When Astle does have a coach poolside the INCUS|NOVA supports real life coaching advice to the benefit of both coach and athlete, “I have been able to swim with a coach who has observed me and given me feedback. Interestingly her observations supported the data from NOVA and the NOVA validated her advice.”

Data is only useful if you act on it, “it’s hard for multisport athletes, there are so many different training tools. I only monitor a limited amount of training metrics that I find useful. There is endless data you can look at but a lot of people don’t act on the data they discover. You need to do the drills to match the weaknesses INCUS discovers in the data.”

Life as a pro-triathlete

Turning professional has obviously made a huge difference to Astle’s training and performance but it might not be in the areas you would imagine. “The biggest difference is in time and sleep, there is more recovery time. When I think back to what I was doing before I almost can’t believe it. I’m only training a little bit more but I have more time for recovery and sleeping and that has made a huge difference.”

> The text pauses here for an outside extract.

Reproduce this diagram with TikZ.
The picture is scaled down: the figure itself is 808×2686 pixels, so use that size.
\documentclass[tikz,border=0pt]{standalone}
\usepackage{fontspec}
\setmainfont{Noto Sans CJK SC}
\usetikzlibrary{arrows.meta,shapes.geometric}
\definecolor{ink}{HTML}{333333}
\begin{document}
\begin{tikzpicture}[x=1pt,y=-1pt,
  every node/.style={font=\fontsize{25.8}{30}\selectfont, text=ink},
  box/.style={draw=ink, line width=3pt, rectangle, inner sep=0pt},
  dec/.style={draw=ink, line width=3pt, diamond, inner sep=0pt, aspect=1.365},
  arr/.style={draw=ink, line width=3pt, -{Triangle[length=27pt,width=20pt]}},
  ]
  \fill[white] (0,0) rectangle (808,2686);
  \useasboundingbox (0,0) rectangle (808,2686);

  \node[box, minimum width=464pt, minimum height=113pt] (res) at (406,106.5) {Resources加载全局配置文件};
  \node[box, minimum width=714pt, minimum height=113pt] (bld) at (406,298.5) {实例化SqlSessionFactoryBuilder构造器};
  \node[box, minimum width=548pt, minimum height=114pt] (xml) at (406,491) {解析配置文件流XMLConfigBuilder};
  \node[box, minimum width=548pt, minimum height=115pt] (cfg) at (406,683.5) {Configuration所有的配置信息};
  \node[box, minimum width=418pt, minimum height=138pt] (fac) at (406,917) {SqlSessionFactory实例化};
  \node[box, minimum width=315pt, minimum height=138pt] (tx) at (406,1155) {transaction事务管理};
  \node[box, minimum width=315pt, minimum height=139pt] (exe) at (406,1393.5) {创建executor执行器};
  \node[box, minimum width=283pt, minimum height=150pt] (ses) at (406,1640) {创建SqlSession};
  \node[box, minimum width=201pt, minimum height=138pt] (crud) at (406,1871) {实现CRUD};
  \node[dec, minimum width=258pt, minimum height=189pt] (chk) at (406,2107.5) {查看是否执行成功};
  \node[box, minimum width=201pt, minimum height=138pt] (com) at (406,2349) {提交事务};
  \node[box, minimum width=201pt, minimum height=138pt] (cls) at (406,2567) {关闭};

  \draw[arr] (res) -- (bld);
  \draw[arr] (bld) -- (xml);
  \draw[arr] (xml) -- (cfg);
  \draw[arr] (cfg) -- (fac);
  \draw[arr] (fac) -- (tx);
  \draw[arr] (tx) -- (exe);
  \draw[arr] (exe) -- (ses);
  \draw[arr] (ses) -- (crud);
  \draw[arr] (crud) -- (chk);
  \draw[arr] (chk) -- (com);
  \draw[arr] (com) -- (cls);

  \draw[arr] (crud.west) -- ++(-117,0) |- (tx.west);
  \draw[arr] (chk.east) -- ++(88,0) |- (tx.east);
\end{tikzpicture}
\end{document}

Amateur athletes often think that pros have the luxury of being able to train more, in reality it is the rest that makes the difference. “I was definitely sacrificing sleep before! When you are doing that it feels like the right thing to do and it doesn’t feel that bad but now I don’t know how I used to get up at 4.30am to train and then do a full day at work. I can’t even make a masters swim session at 6am now as it feels too early”

In reality it isn’t just sleep, it’s time. No more skipping core sessions or foregoing stretching, eating proper meals instead of grabbing something on the run will all make a difference, “I can now fit in a gym session twice a week and I’m probably managing to get in a couple of extra run and bike sessions” Astle explains. 

Consistency is key

We asked Astle what she has learnt on her triathlon journey that she wished she had known at the start, “it is a bit boring but consistency is the main thing” she explains, “ People like the hero sessions but that is not what makes the difference. Swimming, if you have not grown up doing it, is really hard. You have to spend 2-3 years of consistent swimming, going two or three times a week. You just have to accept that it is boring and frustrating but it's time in the pool.” 

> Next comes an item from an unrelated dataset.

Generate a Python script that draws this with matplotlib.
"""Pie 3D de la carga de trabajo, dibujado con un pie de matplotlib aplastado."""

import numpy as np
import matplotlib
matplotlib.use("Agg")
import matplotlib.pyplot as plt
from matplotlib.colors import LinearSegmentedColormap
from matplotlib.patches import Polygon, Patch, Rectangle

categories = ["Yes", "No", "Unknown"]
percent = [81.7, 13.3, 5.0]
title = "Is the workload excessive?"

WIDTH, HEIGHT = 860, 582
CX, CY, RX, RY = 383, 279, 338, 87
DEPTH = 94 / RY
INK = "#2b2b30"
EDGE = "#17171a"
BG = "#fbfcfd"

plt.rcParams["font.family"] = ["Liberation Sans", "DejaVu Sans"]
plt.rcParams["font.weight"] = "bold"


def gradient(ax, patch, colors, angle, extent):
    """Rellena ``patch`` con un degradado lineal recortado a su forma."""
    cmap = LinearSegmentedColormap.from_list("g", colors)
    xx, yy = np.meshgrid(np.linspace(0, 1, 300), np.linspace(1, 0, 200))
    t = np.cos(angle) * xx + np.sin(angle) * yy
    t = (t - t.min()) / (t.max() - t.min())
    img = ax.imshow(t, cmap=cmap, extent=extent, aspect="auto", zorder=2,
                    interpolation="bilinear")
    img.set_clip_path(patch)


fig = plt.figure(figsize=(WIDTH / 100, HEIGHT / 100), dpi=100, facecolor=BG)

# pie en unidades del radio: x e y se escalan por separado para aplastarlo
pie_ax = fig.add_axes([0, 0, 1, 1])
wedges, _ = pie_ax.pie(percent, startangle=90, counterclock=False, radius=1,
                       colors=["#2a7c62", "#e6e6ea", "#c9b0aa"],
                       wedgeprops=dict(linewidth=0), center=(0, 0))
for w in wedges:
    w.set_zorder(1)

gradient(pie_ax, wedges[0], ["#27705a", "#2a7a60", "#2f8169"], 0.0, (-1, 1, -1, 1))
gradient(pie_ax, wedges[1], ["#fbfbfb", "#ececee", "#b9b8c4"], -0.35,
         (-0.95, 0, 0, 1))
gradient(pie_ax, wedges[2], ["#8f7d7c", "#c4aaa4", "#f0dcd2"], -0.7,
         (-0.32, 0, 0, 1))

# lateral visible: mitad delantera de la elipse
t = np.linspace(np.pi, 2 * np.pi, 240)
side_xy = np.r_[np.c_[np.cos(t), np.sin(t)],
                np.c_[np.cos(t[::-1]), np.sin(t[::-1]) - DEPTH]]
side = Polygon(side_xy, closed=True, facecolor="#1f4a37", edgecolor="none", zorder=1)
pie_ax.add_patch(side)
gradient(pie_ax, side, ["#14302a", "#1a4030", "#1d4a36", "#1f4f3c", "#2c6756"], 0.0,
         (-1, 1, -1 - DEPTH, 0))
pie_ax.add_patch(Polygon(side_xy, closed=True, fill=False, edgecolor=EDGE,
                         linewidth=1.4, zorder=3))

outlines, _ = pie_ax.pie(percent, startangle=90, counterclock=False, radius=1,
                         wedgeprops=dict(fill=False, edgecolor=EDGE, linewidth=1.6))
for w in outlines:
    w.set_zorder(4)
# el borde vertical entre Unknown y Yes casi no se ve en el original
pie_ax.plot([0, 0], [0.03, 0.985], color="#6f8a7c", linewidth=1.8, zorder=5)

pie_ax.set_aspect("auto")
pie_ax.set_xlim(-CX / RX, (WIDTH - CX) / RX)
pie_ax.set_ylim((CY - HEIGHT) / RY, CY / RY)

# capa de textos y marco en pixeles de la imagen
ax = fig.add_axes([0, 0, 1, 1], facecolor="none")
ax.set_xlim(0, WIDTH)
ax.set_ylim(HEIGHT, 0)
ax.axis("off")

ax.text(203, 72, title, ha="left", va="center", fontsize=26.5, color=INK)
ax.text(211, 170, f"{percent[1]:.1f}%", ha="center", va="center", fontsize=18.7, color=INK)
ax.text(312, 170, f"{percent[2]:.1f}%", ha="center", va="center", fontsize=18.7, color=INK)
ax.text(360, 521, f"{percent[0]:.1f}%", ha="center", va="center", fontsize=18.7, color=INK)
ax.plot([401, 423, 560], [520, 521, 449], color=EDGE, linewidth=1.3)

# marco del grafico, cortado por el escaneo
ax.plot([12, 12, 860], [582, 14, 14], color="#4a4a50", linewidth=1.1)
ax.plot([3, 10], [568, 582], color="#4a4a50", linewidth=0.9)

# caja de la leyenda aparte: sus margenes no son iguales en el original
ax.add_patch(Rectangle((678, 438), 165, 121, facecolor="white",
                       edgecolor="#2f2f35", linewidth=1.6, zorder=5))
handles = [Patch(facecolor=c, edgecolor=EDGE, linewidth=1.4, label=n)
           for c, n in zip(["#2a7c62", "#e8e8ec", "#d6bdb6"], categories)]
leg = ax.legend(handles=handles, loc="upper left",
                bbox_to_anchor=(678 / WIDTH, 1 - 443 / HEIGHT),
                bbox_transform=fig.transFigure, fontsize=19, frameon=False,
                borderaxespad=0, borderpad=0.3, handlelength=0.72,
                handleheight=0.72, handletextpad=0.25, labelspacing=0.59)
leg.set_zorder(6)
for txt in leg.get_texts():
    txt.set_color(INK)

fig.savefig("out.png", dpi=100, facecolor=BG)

Don’t be afraid of big goals
 “I wish I could go back and tell myself that you can have big goals and you can go after them. It’s not ridiculous to have really big crazy goals.” Whilst winning Ironman Mallorca is one big goal realized Astle has far more to come and is looking ahead to the World Championship qualifiers at St. Georges and of course Kona, where she is still reigning age-group champion thanks to the cancellations of events due to COVID-19, “I don’t believe in focusing on positions or outcomes, I’m aiming for my best race. Positions are so dependent on other people. At the world champ races, you get 20% of people who over perform 40-50% who underperform and the rest as expected. If I had the type of race I am capable of I would hope to be at least top ten at St George which will give me a good experience of a professional World Champs race and a good position for Kona.”